## Work to be completed
Copy out the data exactly, leaving the pictures behind.

####################

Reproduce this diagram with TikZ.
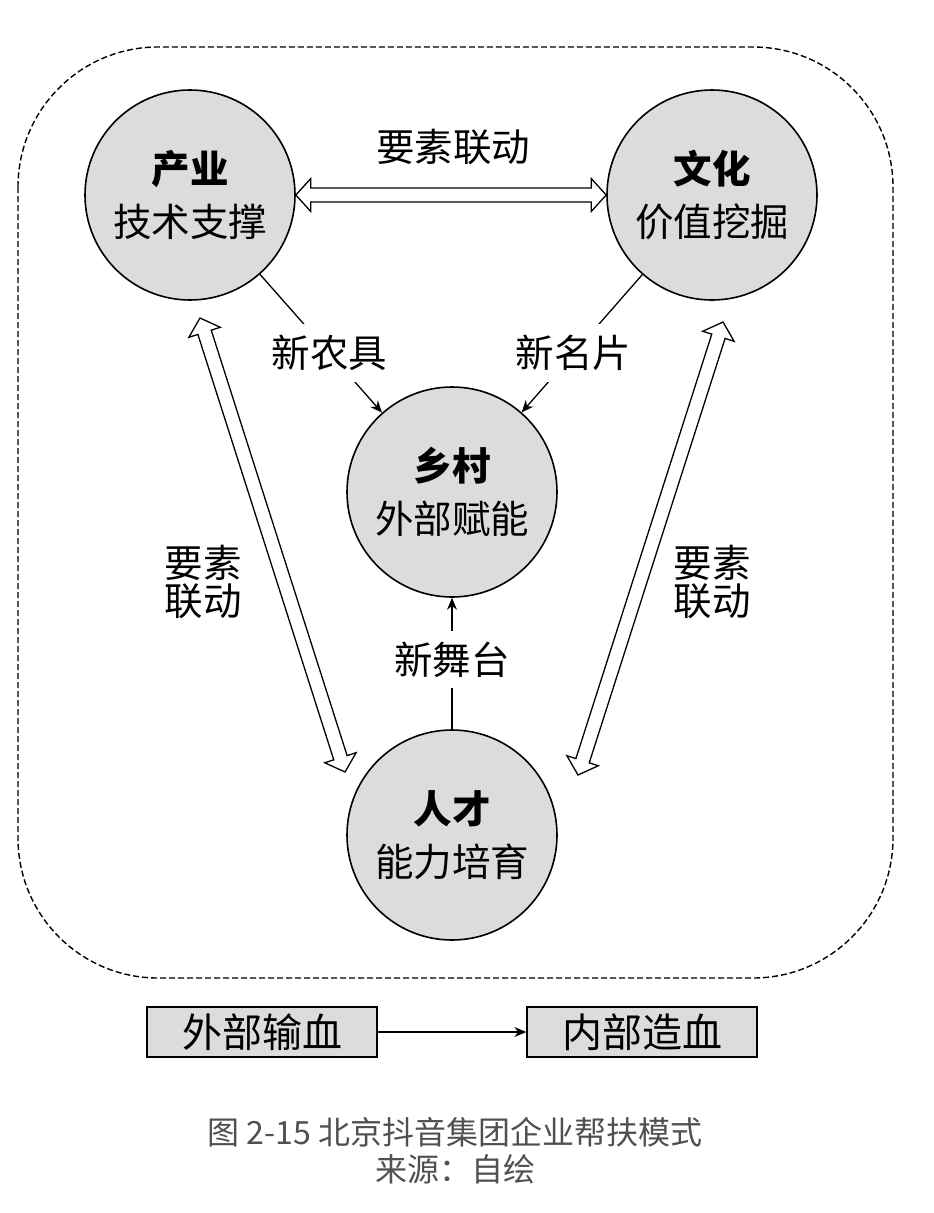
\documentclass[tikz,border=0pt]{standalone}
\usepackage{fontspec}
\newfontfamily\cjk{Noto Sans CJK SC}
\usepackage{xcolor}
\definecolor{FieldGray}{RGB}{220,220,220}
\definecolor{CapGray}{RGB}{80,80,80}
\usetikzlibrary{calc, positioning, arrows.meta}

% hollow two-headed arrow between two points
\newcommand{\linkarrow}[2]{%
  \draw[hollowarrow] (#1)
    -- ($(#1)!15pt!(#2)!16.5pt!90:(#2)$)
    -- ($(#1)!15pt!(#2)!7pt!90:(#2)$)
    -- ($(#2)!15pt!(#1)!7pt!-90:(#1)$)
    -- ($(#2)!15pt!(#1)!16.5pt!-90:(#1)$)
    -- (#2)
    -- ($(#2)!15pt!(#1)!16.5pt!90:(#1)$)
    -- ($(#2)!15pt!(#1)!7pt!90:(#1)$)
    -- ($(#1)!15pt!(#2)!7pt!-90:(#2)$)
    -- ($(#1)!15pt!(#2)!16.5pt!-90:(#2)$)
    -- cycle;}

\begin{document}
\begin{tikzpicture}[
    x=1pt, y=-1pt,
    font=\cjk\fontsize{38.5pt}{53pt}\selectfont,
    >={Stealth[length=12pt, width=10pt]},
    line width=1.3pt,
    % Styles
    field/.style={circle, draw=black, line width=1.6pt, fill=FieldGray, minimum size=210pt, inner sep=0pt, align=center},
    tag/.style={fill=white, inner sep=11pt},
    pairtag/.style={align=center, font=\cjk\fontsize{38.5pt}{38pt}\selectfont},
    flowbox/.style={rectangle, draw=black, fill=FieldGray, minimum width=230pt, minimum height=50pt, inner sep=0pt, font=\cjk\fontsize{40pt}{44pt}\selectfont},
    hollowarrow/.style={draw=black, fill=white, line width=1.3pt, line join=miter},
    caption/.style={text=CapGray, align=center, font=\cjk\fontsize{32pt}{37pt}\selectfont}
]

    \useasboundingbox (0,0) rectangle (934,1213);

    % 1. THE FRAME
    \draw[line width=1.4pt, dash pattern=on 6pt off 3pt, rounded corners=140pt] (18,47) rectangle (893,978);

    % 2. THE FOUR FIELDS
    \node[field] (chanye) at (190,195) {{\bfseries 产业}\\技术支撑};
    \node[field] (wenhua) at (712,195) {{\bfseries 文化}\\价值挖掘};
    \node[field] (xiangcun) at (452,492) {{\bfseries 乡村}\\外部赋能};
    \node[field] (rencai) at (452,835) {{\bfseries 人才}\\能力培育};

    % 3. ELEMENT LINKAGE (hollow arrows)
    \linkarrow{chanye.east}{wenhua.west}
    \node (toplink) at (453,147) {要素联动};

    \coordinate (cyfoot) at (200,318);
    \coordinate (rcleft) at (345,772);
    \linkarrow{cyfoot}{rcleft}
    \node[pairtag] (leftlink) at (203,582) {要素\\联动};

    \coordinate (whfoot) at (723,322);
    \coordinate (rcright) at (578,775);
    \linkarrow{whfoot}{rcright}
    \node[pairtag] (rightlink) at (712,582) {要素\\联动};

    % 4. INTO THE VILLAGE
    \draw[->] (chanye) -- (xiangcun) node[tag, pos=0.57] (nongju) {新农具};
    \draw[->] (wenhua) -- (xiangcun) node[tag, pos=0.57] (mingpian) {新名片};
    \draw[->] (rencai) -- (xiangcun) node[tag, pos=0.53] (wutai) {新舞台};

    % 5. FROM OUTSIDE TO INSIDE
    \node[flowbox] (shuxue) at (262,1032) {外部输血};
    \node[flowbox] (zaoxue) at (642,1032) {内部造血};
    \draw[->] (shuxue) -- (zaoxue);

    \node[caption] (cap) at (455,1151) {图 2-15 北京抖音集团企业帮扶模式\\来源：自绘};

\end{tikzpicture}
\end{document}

####################

## Task result
Reproduce this diagram with TikZ.
\documentclass[tikz,border=0pt]{standalone}
\usepackage{fontspec}
\newfontfamily\cjk{Noto Sans CJK SC}
\usepackage{xcolor}
\definecolor{FieldGray}{RGB}{220,220,220}
\definecolor{CapGray}{RGB}{80,80,80}
\usetikzlibrary{calc, positioning, arrows.meta}

% hollow two-headed arrow between two points
\newcommand{\linkarrow}[2]{%
  \draw[hollowarrow] (#1)
    -- ($(#1)!15pt!(#2)!16.5pt!90:(#2)$)
    -- ($(#1)!15pt!(#2)!7pt!90:(#2)$)
    -- ($(#2)!15pt!(#1)!7pt!-90:(#1)$)
    -- ($(#2)!15pt!(#1)!16.5pt!-90:(#1)$)
    -- (#2)
    -- ($(#2)!15pt!(#1)!16.5pt!90:(#1)$)
    -- ($(#2)!15pt!(#1)!7pt!90:(#1)$)
    -- ($(#1)!15pt!(#2)!7pt!-90:(#2)$)
    -- ($(#1)!15pt!(#2)!16.5pt!-90:(#2)$)
    -- cycle;}

\begin{document}
\begin{tikzpicture}[
    x=1pt, y=-1pt,
    font=\cjk\fontsize{38.5pt}{53pt}\selectfont,
    >={Stealth[length=12pt, width=10pt]},
    line width=1.3pt,
    % Styles
    field/.style={circle, draw=black, line width=1.6pt, fill=FieldGray, minimum size=210pt, inner sep=0pt, align=center},
    tag/.style={fill=white, inner sep=11pt},
    pairtag/.style={align=center, font=\cjk\fontsize{38.5pt}{38pt}\selectfont},
    flowbox/.style={rectangle, draw=black, fill=FieldGray, minimum width=230pt, minimum height=50pt, inner sep=0pt, font=\cjk\fontsize{40pt}{44pt}\selectfont},
    hollowarrow/.style={draw=black, fill=white, line width=1.3pt, line join=miter},
    caption/.style={text=CapGray, align=center, font=\cjk\fontsize{32pt}{37pt}\selectfont}
]

    \useasboundingbox (0,0) rectangle (934,1213);

    % 1. THE FRAME
    \draw[line width=1.4pt, dash pattern=on 6pt off 3pt, rounded corners=140pt] (18,47) rectangle (893,978);

    % 2. THE FOUR FIELDS
    \node[field] (chanye) at (190,195) {{\bfseries 产业}\\技术支撑};
    \node[field] (wenhua) at (712,195) {{\bfseries 文化}\\价值挖掘};
    \node[field] (xiangcun) at (452,492) {{\bfseries 乡村}\\外部赋能};
    \node[field] (rencai) at (452,835) {{\bfseries 人才}\\能力培育};

    % 3. ELEMENT LINKAGE (hollow arrows)
    \linkarrow{chanye.east}{wenhua.west}
    \node (toplink) at (453,147) {要素联动};

    \coordinate (cyfoot) at (200,318);
    \coordinate (rcleft) at (345,772);
    \linkarrow{cyfoot}{rcleft}
    \node[pairtag] (leftlink) at (203,582) {要素\\联动};

    \coordinate (whfoot) at (723,322);
    \coordinate (rcright) at (578,775);
    \linkarrow{whfoot}{rcright}
    \node[pairtag] (rightlink) at (712,582) {要素\\联动};

    % 4. INTO THE VILLAGE
    \draw[->] (chanye) -- (xiangcun) node[tag, pos=0.57] (nongju) {新农具};
    \draw[->] (wenhua) -- (xiangcun) node[tag, pos=0.57] (mingpian) {新名片};
    \draw[->] (rencai) -- (xiangcun) node[tag, pos=0.53] (wutai) {新舞台};

    % 5. FROM OUTSIDE TO INSIDE
    \node[flowbox] (shuxue) at (262,1032) {外部输血};
    \node[flowbox] (zaoxue) at (642,1032) {内部造血};
    \draw[->] (shuxue) -- (zaoxue);

    \node[caption] (cap) at (455,1151) {图 2-15 北京抖音集团企业帮扶模式\\来源：自绘};

\end{tikzpicture}
\end{document}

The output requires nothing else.